── DATASET CONTENT

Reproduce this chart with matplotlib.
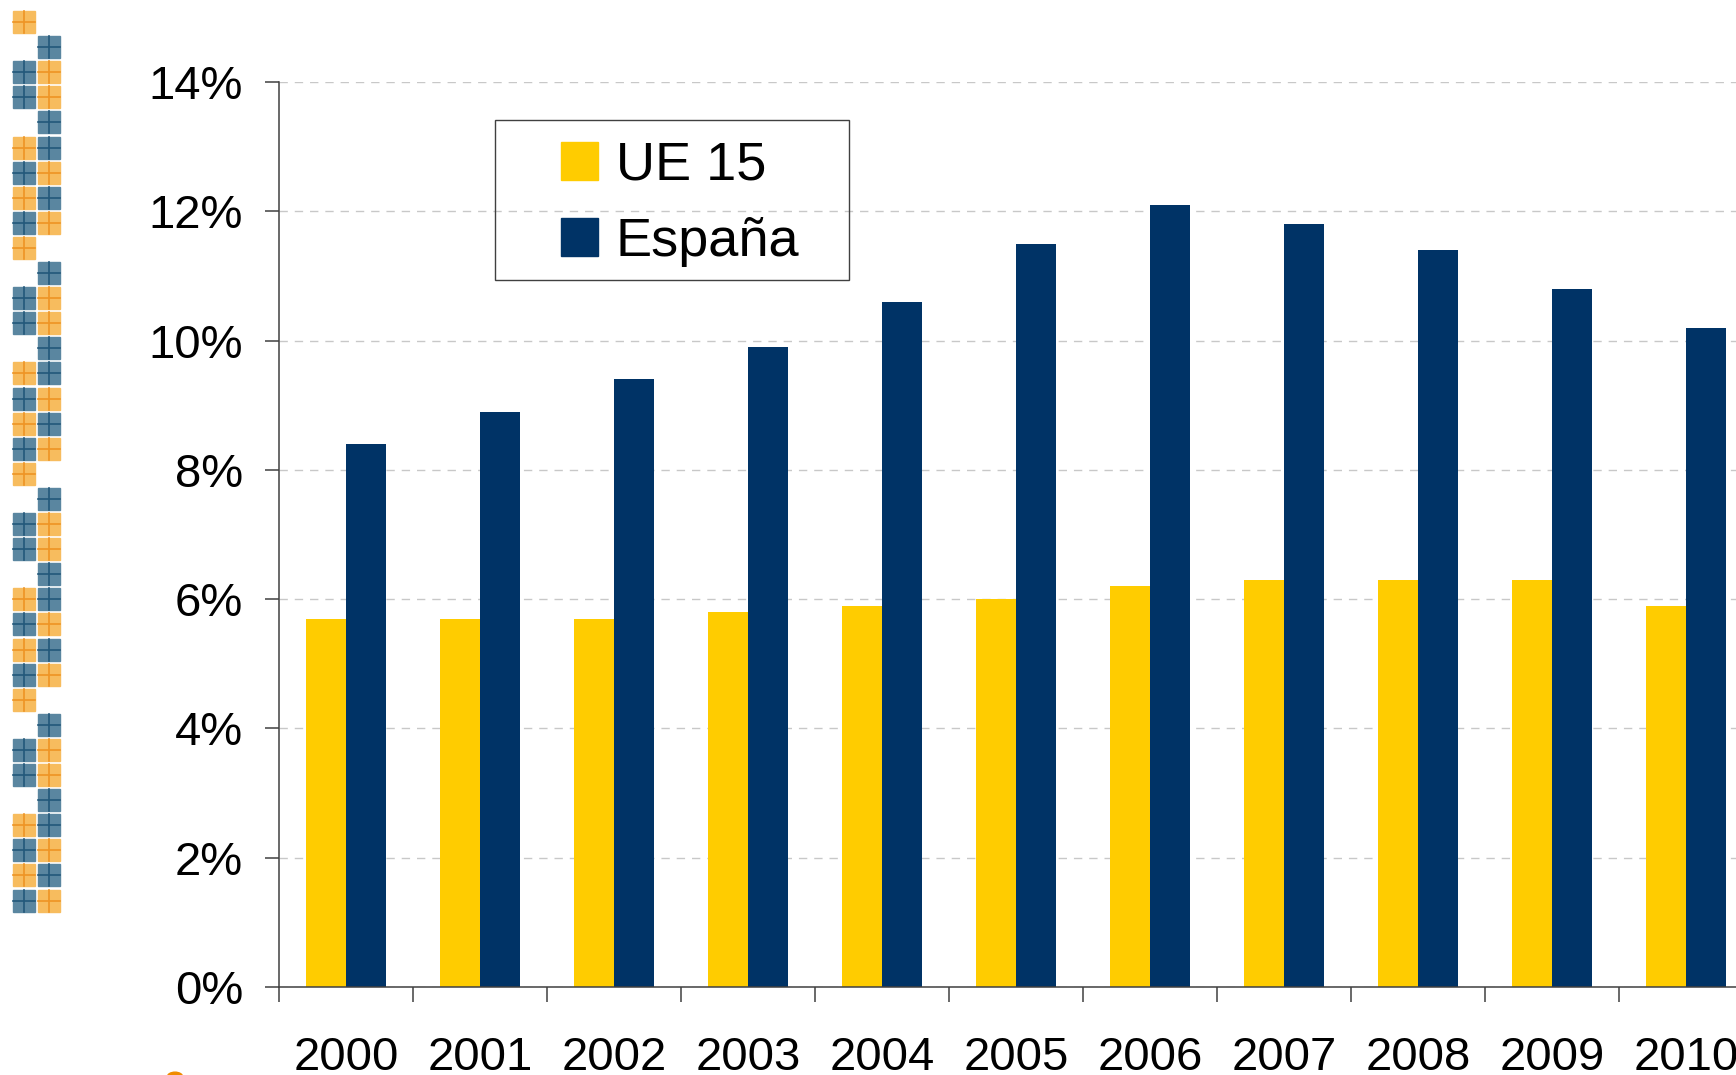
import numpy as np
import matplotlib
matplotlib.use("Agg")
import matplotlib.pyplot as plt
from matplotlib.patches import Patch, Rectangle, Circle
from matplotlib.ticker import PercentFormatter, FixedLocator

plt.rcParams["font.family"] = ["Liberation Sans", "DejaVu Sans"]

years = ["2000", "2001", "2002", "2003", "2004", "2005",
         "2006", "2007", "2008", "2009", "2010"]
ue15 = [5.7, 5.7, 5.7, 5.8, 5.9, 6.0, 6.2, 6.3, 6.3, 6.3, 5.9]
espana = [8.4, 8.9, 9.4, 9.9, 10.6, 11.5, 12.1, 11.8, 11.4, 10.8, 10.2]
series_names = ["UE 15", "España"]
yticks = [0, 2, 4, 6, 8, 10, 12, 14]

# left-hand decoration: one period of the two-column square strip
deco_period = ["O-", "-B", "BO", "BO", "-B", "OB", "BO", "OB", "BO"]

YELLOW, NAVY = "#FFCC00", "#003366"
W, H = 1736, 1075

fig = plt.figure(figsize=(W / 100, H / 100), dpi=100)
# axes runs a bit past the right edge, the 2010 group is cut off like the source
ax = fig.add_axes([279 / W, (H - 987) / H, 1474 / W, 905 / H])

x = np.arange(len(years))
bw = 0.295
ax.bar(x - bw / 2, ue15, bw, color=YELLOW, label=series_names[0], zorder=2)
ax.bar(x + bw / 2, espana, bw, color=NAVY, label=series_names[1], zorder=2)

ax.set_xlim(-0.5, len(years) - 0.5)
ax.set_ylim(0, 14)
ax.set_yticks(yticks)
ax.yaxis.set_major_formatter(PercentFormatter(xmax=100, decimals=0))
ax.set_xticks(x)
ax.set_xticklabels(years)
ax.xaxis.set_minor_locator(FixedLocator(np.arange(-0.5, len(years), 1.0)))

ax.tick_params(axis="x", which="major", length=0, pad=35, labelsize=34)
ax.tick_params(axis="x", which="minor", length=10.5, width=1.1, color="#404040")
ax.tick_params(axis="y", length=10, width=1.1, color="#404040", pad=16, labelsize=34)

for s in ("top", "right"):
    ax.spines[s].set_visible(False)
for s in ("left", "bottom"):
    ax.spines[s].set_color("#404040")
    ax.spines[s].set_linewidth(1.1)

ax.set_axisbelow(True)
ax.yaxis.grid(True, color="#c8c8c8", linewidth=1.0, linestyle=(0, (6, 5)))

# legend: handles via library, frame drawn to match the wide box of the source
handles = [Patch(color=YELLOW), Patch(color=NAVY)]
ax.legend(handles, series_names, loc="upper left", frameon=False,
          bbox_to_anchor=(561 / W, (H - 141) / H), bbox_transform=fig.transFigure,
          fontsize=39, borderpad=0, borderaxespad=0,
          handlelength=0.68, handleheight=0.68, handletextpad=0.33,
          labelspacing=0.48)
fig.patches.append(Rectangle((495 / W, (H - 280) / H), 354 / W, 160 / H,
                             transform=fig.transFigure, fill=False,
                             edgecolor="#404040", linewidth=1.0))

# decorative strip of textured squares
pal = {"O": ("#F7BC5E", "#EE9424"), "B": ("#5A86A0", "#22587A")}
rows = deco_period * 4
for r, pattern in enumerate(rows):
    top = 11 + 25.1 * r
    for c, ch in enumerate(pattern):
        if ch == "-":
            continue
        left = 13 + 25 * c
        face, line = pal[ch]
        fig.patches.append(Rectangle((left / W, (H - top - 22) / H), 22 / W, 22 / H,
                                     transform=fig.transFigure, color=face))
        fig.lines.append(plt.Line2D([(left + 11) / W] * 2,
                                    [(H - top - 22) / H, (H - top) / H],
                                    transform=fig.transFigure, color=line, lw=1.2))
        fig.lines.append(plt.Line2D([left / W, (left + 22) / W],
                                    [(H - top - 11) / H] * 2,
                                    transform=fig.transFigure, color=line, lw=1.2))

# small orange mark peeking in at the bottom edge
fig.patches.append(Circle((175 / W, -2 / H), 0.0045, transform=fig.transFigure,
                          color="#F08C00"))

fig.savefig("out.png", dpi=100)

────

=== TO DO ===
Reproduce the material word for word. Any pictures should be left out of the copy.

=== RIGHT ANSWER ===
Reproduce this chart with matplotlib.
import numpy as np
import matplotlib
matplotlib.use("Agg")
import matplotlib.pyplot as plt
from matplotlib.patches import Patch, Rectangle, Circle
from matplotlib.ticker import PercentFormatter, FixedLocator

plt.rcParams["font.family"] = ["Liberation Sans", "DejaVu Sans"]

years = ["2000", "2001", "2002", "2003", "2004", "2005",
         "2006", "2007", "2008", "2009", "2010"]
ue15 = [5.7, 5.7, 5.7, 5.8, 5.9, 6.0, 6.2, 6.3, 6.3, 6.3, 5.9]
espana = [8.4, 8.9, 9.4, 9.9, 10.6, 11.5, 12.1, 11.8, 11.4, 10.8, 10.2]
series_names = ["UE 15", "España"]
yticks = [0, 2, 4, 6, 8, 10, 12, 14]

# left-hand decoration: one period of the two-column square strip
deco_period = ["O-", "-B", "BO", "BO", "-B", "OB", "BO", "OB", "BO"]

YELLOW, NAVY = "#FFCC00", "#003366"
W, H = 1736, 1075

fig = plt.figure(figsize=(W / 100, H / 100), dpi=100)
# axes runs a bit past the right edge, the 2010 group is cut off like the source
ax = fig.add_axes([279 / W, (H - 987) / H, 1474 / W, 905 / H])

x = np.arange(len(years))
bw = 0.295
ax.bar(x - bw / 2, ue15, bw, color=YELLOW, label=series_names[0], zorder=2)
ax.bar(x + bw / 2, espana, bw, color=NAVY, label=series_names[1], zorder=2)

ax.set_xlim(-0.5, len(years) - 0.5)
ax.set_ylim(0, 14)
ax.set_yticks(yticks)
ax.yaxis.set_major_formatter(PercentFormatter(xmax=100, decimals=0))
ax.set_xticks(x)
ax.set_xticklabels(years)
ax.xaxis.set_minor_locator(FixedLocator(np.arange(-0.5, len(years), 1.0)))

ax.tick_params(axis="x", which="major", length=0, pad=35, labelsize=34)
ax.tick_params(axis="x", which="minor", length=10.5, width=1.1, color="#404040")
ax.tick_params(axis="y", length=10, width=1.1, color="#404040", pad=16, labelsize=34)

for s in ("top", "right"):
    ax.spines[s].set_visible(False)
for s in ("left", "bottom"):
    ax.spines[s].set_color("#404040")
    ax.spines[s].set_linewidth(1.1)

ax.set_axisbelow(True)
ax.yaxis.grid(True, color="#c8c8c8", linewidth=1.0, linestyle=(0, (6, 5)))

# legend: handles via library, frame drawn to match the wide box of the source
handles = [Patch(color=YELLOW), Patch(color=NAVY)]
ax.legend(handles, series_names, loc="upper left", frameon=False,
          bbox_to_anchor=(561 / W, (H - 141) / H), bbox_transform=fig.transFigure,
          fontsize=39, borderpad=0, borderaxespad=0,
          handlelength=0.68, handleheight=0.68, handletextpad=0.33,
          labelspacing=0.48)
fig.patches.append(Rectangle((495 / W, (H - 280) / H), 354 / W, 160 / H,
                             transform=fig.transFigure, fill=False,
                             edgecolor="#404040", linewidth=1.0))

# decorative strip of textured squares
pal = {"O": ("#F7BC5E", "#EE9424"), "B": ("#5A86A0", "#22587A")}
rows = deco_period * 4
for r, pattern in enumerate(rows):
    top = 11 + 25.1 * r
    for c, ch in enumerate(pattern):
        if ch == "-":
            continue
        left = 13 + 25 * c
        face, line = pal[ch]
        fig.patches.append(Rectangle((left / W, (H - top - 22) / H), 22 / W, 22 / H,
                                     transform=fig.transFigure, color=face))
        fig.lines.append(plt.Line2D([(left + 11) / W] * 2,
                                    [(H - top - 22) / H, (H - top) / H],
                                    transform=fig.transFigure, color=line, lw=1.2))
        fig.lines.append(plt.Line2D([left / W, (left + 22) / W],
                                    [(H - top - 11) / H] * 2,
                                    transform=fig.transFigure, color=line, lw=1.2))

# small orange mark peeking in at the bottom edge
fig.patches.append(Circle((175 / W, -2 / H), 0.0045, transform=fig.transFigure,
                          color="#F08C00"))

fig.savefig("out.png", dpi=100)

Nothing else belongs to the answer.